ここでは、処分前に自宅もしくは寺社でできる、代表的な準備方法をご紹介します。
閉眼供養を行う
掛軸を処分する前に、閉眼供養(へいげんくよう)を行うことで、掛軸に宿る思いを大切にしながら手放すことができます。閉眼供養は、仏教における儀式の一つで、長年使ってきた仏具や掛軸を敬意をもって送り出すために行われます。
供養は寺院で行うのが一般的ですが、自宅で簡単に行うことも可能です。静かな場所で掛軸を広げ、ろうそくや線香を灯し、手を合わせて感謝の気持ちを伝えましょう。故人や先祖の思い出を振り返りながら、慎重に次のステップへ進むことで、心穏やかに処分することができます。
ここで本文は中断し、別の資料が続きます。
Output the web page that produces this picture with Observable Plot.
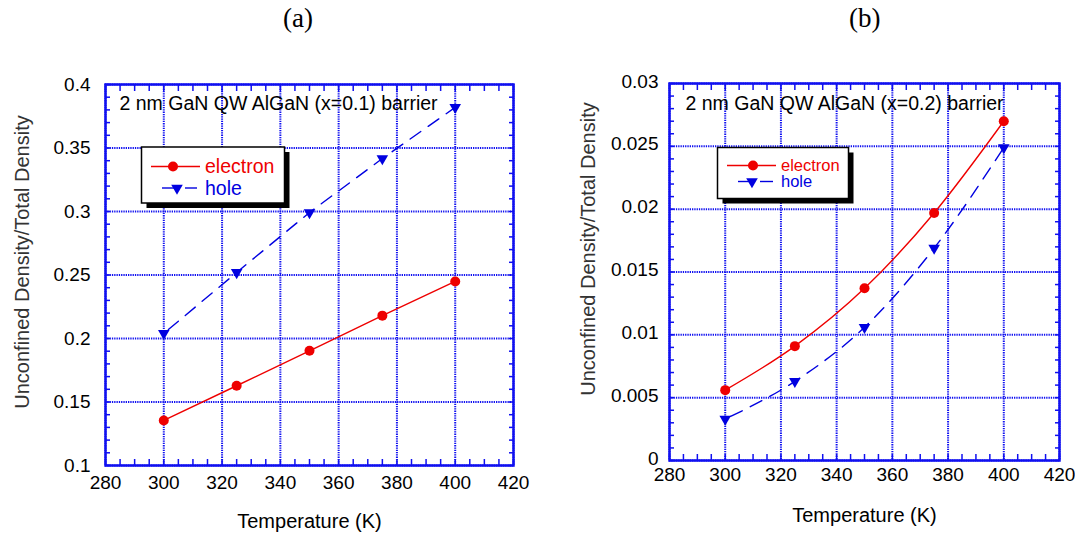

閉眼供養を終えた後は、適切な方法で掛軸を処分します。寺院に相談するほか、専門業者に依頼する方法もあります。こうした手順を踏むことで、後悔なく掛軸を手放すことができるでしょう。
お焚き上げを実施する
お焚き上げは、掛軸や仏具などの大切な品を処分する際に、心を込めた供養を行う方法の一つです。一般的に神社や寺院で行われるこの方法は、物に宿る霊を供養し、感謝の気持ちを表すことが目的とされています。
お焚き上げを希望する場合は、事前に寺院や神社に連絡し、受付の可否や手続きについて確認します。多くの寺院では、お焚き上げの日程が決まっており、一定の期間にまとめて供養を行っています。
お焚き上げに立ち会える場合は、直接その場で感謝の気持ちを伝えることができ、気持ちの整理にもつながります。家族の大切な掛軸を手放す前に、このような形での供養を選ぶことで、心穏やかに次のステップへ進むことができるでしょう。
清め塩で清めて廃棄する
掛軸を処分する際には、清め塩を使って浄化してから廃棄する方法があります。これは、掛軸に宿る思いを敬い、清らかな気持ちで手放すための日本の伝統的な習慣です。
まず、処分する掛軸を用意し、清め塩を少量お皿に盛ります。その後、掛軸の周囲に塩を置くことで、悪いエネルギーを取り除くとされる清めの効果を高めます。この際、静かな環境で心を落ち着け、掛軸への感謝を込めながら手を合わせるとよいでしょう。
次に、掛軸に軽く塩を振りかけ、「今までありがとうございました」と声をかけることで、気持ちを整理し、穏やかに処分する準備ができます。清めた後は、自治体のルールに従い、適切な方法で回収してもらいましょう。
この方法を取り入れることで、掛軸が単なる「不要品」としてではなく、敬意をもった形で手放されることになります。
まとめ
掛軸は、単なる装飾品ではなく、文化的・歴史的な価値を持つ美術品です。そのため、処分する前に価値を見極めることが重要です。
まずは専門の鑑定士や買取業者に相談し、掛軸の正確な価値を把握することをおすすめします。もし価値がある場合は、買取や寄贈を検討することで、適切な形で次の持ち主へ引き継ぐことができます。
処分を決めた場合も、供養を行ったり、清め塩を使ったりすることで、掛軸に対する敬意を示すことができます。また、リサイクルショップやネットオークションを活用することで、思い出のある掛軸を新たな持ち主へ届けることも可能です。
家族から受け継いだ掛軸や、特別な思いが込められた作品を手放す際は、慎重に判断し、最適な方法を選びましょう。